The cement hydration reaction allows the development of hydrates. The result of this hydration reaction is the formation of a gel called hydrated calcium silicate (C-S-H), crystals of portlandite (Ca(OH)2) and these spaces called capillary pores. This capillary porosity of the paste depends mainly on the W/C ratio. C-S-H make up most of the binder phase of cement paste. C-S-H fibers have the property of bonding to each other and to neighboring crystals. It constitutes the glue of the concrete. Thus, C-S-H are the origin of the mechanical strength of concrete.

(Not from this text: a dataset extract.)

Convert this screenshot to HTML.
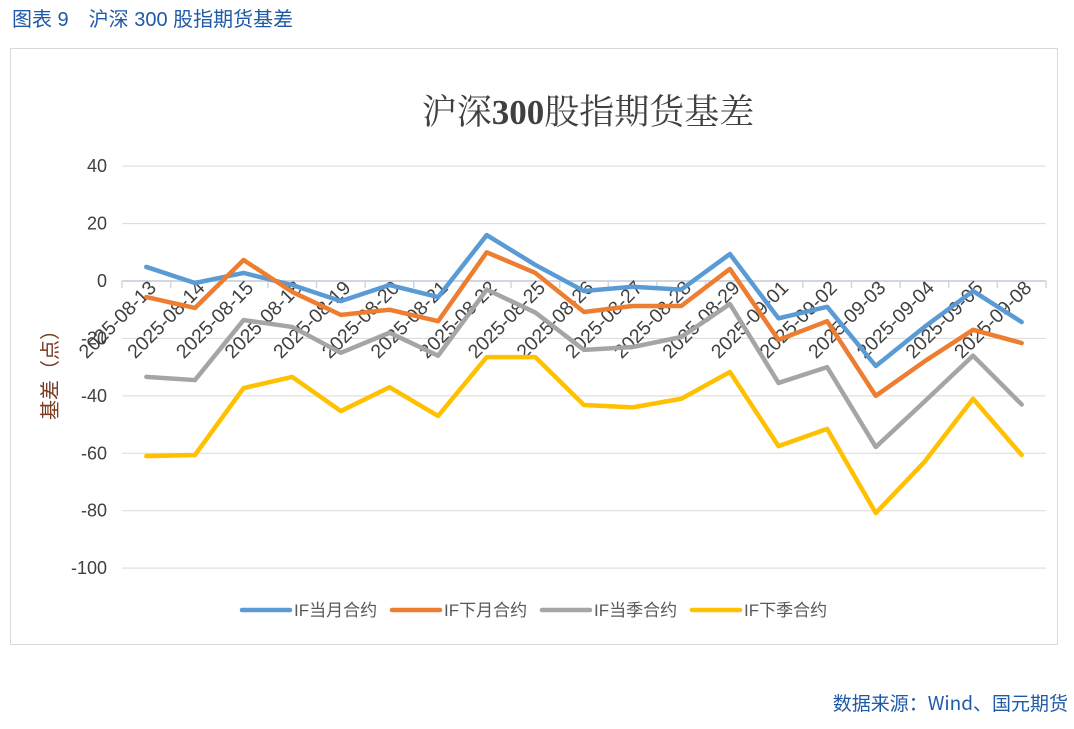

For a low G/S ratio, the constituents of the concrete require a greater quantity of mixing water. Excess water can cause interconnected capillary porosity which affects the properties of hardened concrete.

4. Conclusions

To study the effect of the gravel content on the mechanical performance and the porous structure of concrete, tests on concrete specimens were carried out, the following conclusions were obtained:

  1. the compressive strength increases with the gravel-sand ratio (G/S). For a cement dosage of 350 kg/m3, this resistance reaches a maximum value of 40 MPa for a ratio G/S=2.5. In the case of cement dosages of 250 kg/m3 and 150 kg/m3, the compressive strength reaches its maximum value for a ratio G/S=2. This ratio corresponds to a content of about 50% gravel;

  2. the porosity accessible to water, the depth of water penetration in the concrete and the ultrasonic speed, decrease by increasing the gravel-sand ratio (G/S);

  3. an increase in the cement dosage leads to a lower water-accessible porosity and a high ultrasonic velocity;

  4. the cement dosage influences the water permeability of the concrete. For concretes dosed with 150 kg/m3 of cement, the value of the depth of water penetration during six hours of testing is twice greater than the values obtained for concretes dosed with 350 kg/m3 of cement for 24 hours. trials. In addition, the depth of water penetration of mortar is greater than that of concrete.